La nuova tassa sui telefonini rosicchia il bonus di 80 euro

Governo pronto ad aumentare l'equo compenso sull'acquisto di pc e smartphone. Così si annulla lo sgravio Irpef in busta paga con il rischio di affossare i consumi

La nuova tassa sui telefonini rosicchia il bonus di 80 euro

RomaIl decreto sull'Irpef con il bonus da 80 euro mensili arriverà a breve in Gazzetta Ufficiale. Il governo ha confermato il provvedimento che elargisce 640 euro fino a dicembre ai percettori di un reddito annuo lordo inferiore a 24mila euro (il bonus si esaurisce nella fascia 24-26mila euro). La regalia si finanzia con tagli ai ministeri per 240 milioni quest'anno e soprattutto con l'incremento al 26% dell'aliquota sulle rendite finanziarie (inclusi conti correnti e di deposito). Dall'anno prossimo la misura dovrebbe diventare strutturale e il ministro dell'Economia, Pier Carlo Padoan, ha già «cifrato» all'uopo 2 miliardi di recupero di evasione in più nel 2015 (per complessivi 15 miliardi). Il premier Matteo Renzi ha inoltre promesso nuove misure per i pensionati, incapienti e lavoratori autonomi. «Giusto e doveroso che lo Stato restituisca soldi», ha detto.

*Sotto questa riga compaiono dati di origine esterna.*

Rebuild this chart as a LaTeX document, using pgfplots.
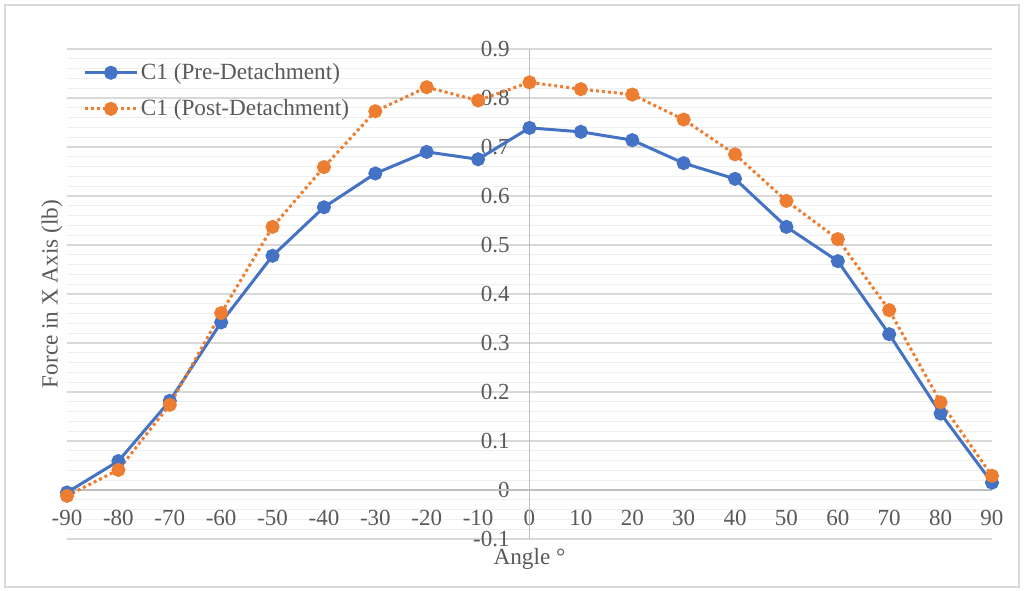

Peccato che, per altri versi, il cittadino sia tartassato. Si avvicina, infatti, il ritocco al rialzo dell'equo compenso, il contributo aggiuntivo su dispositivi come smartphone, tablet e pc per la realizzazione di copie di album musicali e film. La partita complessivamente vale 200 milioni di euro e può comportare un aggravio di oltre 4 euro per il prezzo di telefonini come gli iPhone che già in Italia sono più cari che nel resto d'Europa.

Il ministro dei Beni culturali, Dario Franceschini, ieri ha incontrato tutte le parti sociali (Siae, Confindustria Digitale, sindacati e associazioni dei consumatori) e ha ascoltato le varie posizioni. Come già riferito dal Giornale, i produttori - rappresentati dal presidente dell'associazione di categoria Stefano Parisi - hanno ribadito che non si possono aumentare le tasse in un momento così delicato per il mercato dell'elettronica di consumo.

Dall'altro lato del tavolo la Siae - con il presidente Gino Paoli e il direttore generale Gaetano Blandini - ha ribadito che «non incamera alcuna provvigione sulle tariffe ma si batte per difendere il diritto d'autore contro l'attacco delle potenti multinazionali». Un gergo sessantottino per spiegare che Francia (da 8 a 16 euro) e Germania (36 euro massimi) applicano royalty più alte sulle copie «digitali», mentre l'Italia è ferma a 0,9 euro dal 2009. E, per rafforzare il concetto, Gino Paoli si è fatto accompagnare da grossi calibri del mondo dello spettacolo come Caterina Caselli, Gianmarco Tognazzi e Dodi Battaglia dei Pooh. Oltreché dalla Fimi, l'associazione confindustriale dei discografici. Confindustria appoggiava tutte le parti in causa. Ma anche la Cgil ha sostenuto tanto le ragioni Siae quanto i consumatori.

Franceschini, democristianamente, ha detto che approfondirà la lettura del sondaggio sull'uso dei digital device approntato dal predecessore Massimo Bray e che emanerà comunque il decreto. Ma proprio sul sondaggio si è aperta un'altra querelle: l'ex ministro dalemiano lo aveva commissionato alla società Quorum, la stessa che effettuava sondaggi politico-elettorali per conto dell'esponente Pd. Un conflitto di interessi non da poco perché Bray stava per adottare una soluzione salomonica. Tra gli 0,9 euro attuali di royalty e i 5,2 chiesti dalla Siae, si sarebbe fermato a 3,5 euro.

Ora, secondo i rumors, Franceschini vorrebbe che l'asticella fosse fissata tra 4,5 e i 5,2 euro.

In ogni caso perderanno i cittadini italiani che devono comperare (causa tasse e Iva) dischi carissimi, cellulari carissimi e pagare pure l'equo compenso. Con buona pace di quegli 80 euro mensili in più che Renzi e Padoan stanno per elargire.